NASA’s newest planet-hunting satellite has discovered a type of planet missing from our own solar system.
Launched in 2018, the Transiting Exoplanet Survey Satellite, or TESS, has found three new worlds around a neighboring star. Stephen Kane, a UC Riverside associate professor of planetary astrophysics, says the new star system, called TESS Object of Interest, or TOI-270, is exactly what the satellite was designed to find.
A paper describing TOI-270 has been published in the journal Nature Astronomy and is now available online. Of the three new exoplanets, meaning they’re outside our solar system, one is rocky and slightly larger than Earth, while the two others are gaseous and roughly twice Earth’s size.
Not only is the smaller planet in the habitable zone — the range of distances from a star that are warm enough to allow liquid-water oceans on a planet — but the TOI-270 star is nearby, making it brighter for viewing. It’s also “quiet,” meaning it has few flares and allows scientists to observe it and its orbiting planets more easily.
“We’ve found very few planets like this in the habitable zone, and many fewer around a quiet star, so this is rare,” said Kane. “We don’t have a planet quite like this in our solar system.”
In our own solar system, there are either small, rocky planets like Earth, Mercury, Venus, and Mars, or much larger planets like Saturn, Jupiter, Uranus, and Neptune that are dominated by gasses rather than land. We don’t have planets about half the size of Neptune, though these are common around other stars.
“TOI-270 will soon allow us to study this “missing link” between rocky Earth-like planets and gas-dominant mini-Neptunes, because here all of these types formed in the same system,” said lead researcher Maximilian Gunther, a Torres Postdoctoral Fellow at the Massachusetts Institute of Technology.
Follow-up observations on the system have been planned for 2021, when the James Webb Space Telescope launches. It will be able to measure the composition of the TOI-270 planets’ atmospheres for oxygen, hydrogen, and carbon monoxide.
Kane says these kinds of observations can help determine whether a planet has ever had a liquid water ocean, and whether any of the planets has conditions suitable for life as we know it.
While TOI-270 is far enough away that no one living will likely ever travel there, at 73 light-years away it is still considered close.
“The diameter of our galaxy is 100,000 light years, and our galaxy is just one of millions of galaxies,” Kane said. “So, 73 light years means it’s one of our neighboring stars.”
TESS is a NASA Astrophysics Explorer mission led and operated by MIT and managed by NASA’s Goddard Space Flight Center.
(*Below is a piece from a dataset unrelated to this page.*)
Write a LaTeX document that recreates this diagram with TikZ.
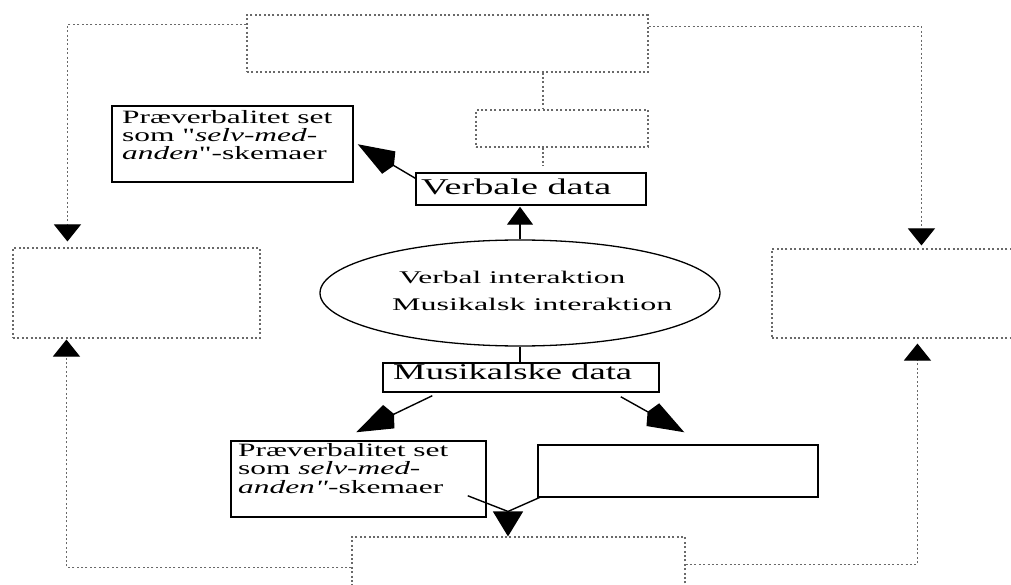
\documentclass[tikz,border=0pt]{standalone}
\usepackage{fontspec}
\setmainfont{Liberation Serif}[Ligatures=TeXOff]
\usetikzlibrary{arrows.meta,shapes.geometric}
\definecolor{dotgray}{RGB}{105,105,105}
% stretch a line of text horizontally to a given width, keeping its height
\newcommand\wideto[2]{\resizebox{#1}{\height}{#2}}

\begin{document}
\begin{tikzpicture}[x=1pt,y=-1pt,
  solidbox/.style={draw, line width=1.5pt, inner sep=0pt},
  dotbox/.style={draw=dotgray, line width=1.1pt, dash pattern=on 2pt off 2.4pt, inner sep=0pt},
  dline/.style={draw=dotgray, line width=1.1pt, dash pattern=on 2pt off 2.4pt},
  dtip/.style={-{Triangle[width=27pt,length=17pt,color=black,fill=black]}},
  link/.style={draw, line width=1.4pt},
  bigtip/.style={-{Kite[length=42pt,width=26pt,inset=6pt]}},
  uptip/.style={-{Triangle[width=26pt,length=18pt]}},
  mergetip/.style={-{Triangle[width=30pt,length=25pt]}},
  txt/.style={inner sep=0pt, anchor=base west},
]
\clip (0,0) rectangle (1011,585);
\fill[white] (0,0) rectangle (1011,585);

% dotted frames
\node[dotbox, minimum width=401pt, minimum height=57pt] (T) at (447.5,43.5) {};
\node[dotbox, minimum width=172pt, minimum height=37pt] (S) at (562,128.5) {};
\node[dotbox, minimum width=247pt, minimum height=90pt] (L) at (136.5,293) {};
\node[dotbox, minimum width=258pt, minimum height=89pt] (RB) at (901,293.5) {};
\node[dotbox, minimum width=333pt, minimum height=83pt] (B) at (518.5,578.5) {};

% solid boxes and the ellipse
\node[solidbox, minimum width=230pt, minimum height=32pt] (V) at (531,189) {};
\node[solidbox, minimum width=241pt, minimum height=76pt] (P1) at (232.5,144) {};
\node[draw, ellipse, line width=1.3pt, minimum width=400pt, minimum height=106pt, inner sep=0pt] (E) at (520,293) {};
\node[solidbox, minimum width=276pt, minimum height=29pt] (M) at (521,377.5) {};
\node[solidbox, minimum width=255pt, minimum height=76pt] (P2) at (358.5,479) {};
\node[solidbox, minimum width=280pt, minimum height=52pt] (R) at (678,471) {};

% texts
\node[txt] (Vtext) at (421,195) {\fontsize{22.5}{24}\selectfont\wideto{190pt}{Verbale data}};
\node[txt] (Mtext) at (393,379) {\fontsize{22.5}{24}\selectfont\wideto{239pt}{Musikalske data}};
\node[txt] (Etext1) at (399,283.3) {\fontsize{17.8}{20}\selectfont\wideto{226pt}{Verbal interaktion}};
\node[txt] (Etext2) at (392,310) {\fontsize{17.8}{20}\selectfont\wideto{280pt}{Musikalsk interaktion}};
\node[txt] (P1text) at (122,123.3) {\fontsize{18.8}{17.2}\selectfont\scalebox{1.67}[1]{\begin{tabular}[t]{@{}l@{}}Præverbalitet set\\ som "\textit{selv-med-}\\ \textit{anden}"-skemaer\end{tabular}}};
\node[txt] (P2text) at (238,456.7) {\fontsize{18.8}{17.2}\selectfont\scalebox{1.67}[1]{\begin{tabular}[t]{@{}l@{}}Præverbalitet set\\ som \textit{selv-med-}\\ \textit{anden"}-skemaer\end{tabular}}};

% dotted connectors
\draw[dline, dtip, shorten >=6pt] ([yshift=-10pt]T.north west) -| ([xshift=55pt]L.north west);
\draw[dline, dtip, shorten >=3pt] ([yshift=-12pt]T.north east) -| ([xshift=150pt]RB.north west);
\draw[dline] ([xshift=95.5pt]T.south) -- ([xshift=-19pt]S.north);
\draw[dline, shorten >=7pt] ([xshift=-19pt]S.south) -- ([xshift=12pt]V.north);
\draw[dline, dtip, shorten >=1pt] ([yshift=-31pt]B.north west) -| ([xshift=54pt]L.south west);
\draw[dline, dtip, shorten >=5pt] ([yshift=-28pt]B.north east) -| ([xshift=146pt]RB.south west);

% solid connectors
\draw[link, bigtip] ([yshift=-6pt]V.north west) -- ([xshift=4pt,yshift=-39pt]P1.north east);
\draw[link, uptip, shorten >=1pt] (E.north) -- (V.south -| E.north);
\draw[link] (E.south) -- (E.south |- M.north);
\draw[link, bigtip] ([xshift=50pt,yshift=-3pt]M.south west) -- ([xshift=126pt,yshift=8pt]P2.north west);
\draw[link, bigtip] ([xshift=-39pt,yshift=-4pt]M.south east) -- ([xshift=147pt,yshift=12pt]R.north west);

\coordinate (m) at ([xshift=-10.5pt,yshift=25pt]B.north);
\draw[link] ([xshift=-19pt,yshift=22pt]P2.south east) -- (m);
\draw[link] ([xshift=4pt,yshift=1pt]R.south west) -- (m);
\draw[link, mergetip] (m) -- (B.north -| m);
\end{tikzpicture}
\end{document}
Additional partners include Northrop Grumman, NASA’s Ames Research Center, the Harvard-Smithsonian Center for Astrophysics, MIT’s Lincoln Laboratory, and the Space Telescope Science Institute. More than a dozen universities, research institutes, and observatories worldwide are participants in the mission.
Kane, a member of UCR’s NASA-funded Alternative Earths Astrobiology Center, is available for media interviews about TESS and his involvement in analyzing its data and observations.
He and the team hope further research will reveal additional planets in the system beyond the three now known. The smaller planet is unlikely to host life because its surface could be too warm for the presence of liquid water. But additional planets at greater distances from the star might be cooler, allowing water to pool on their surfaces.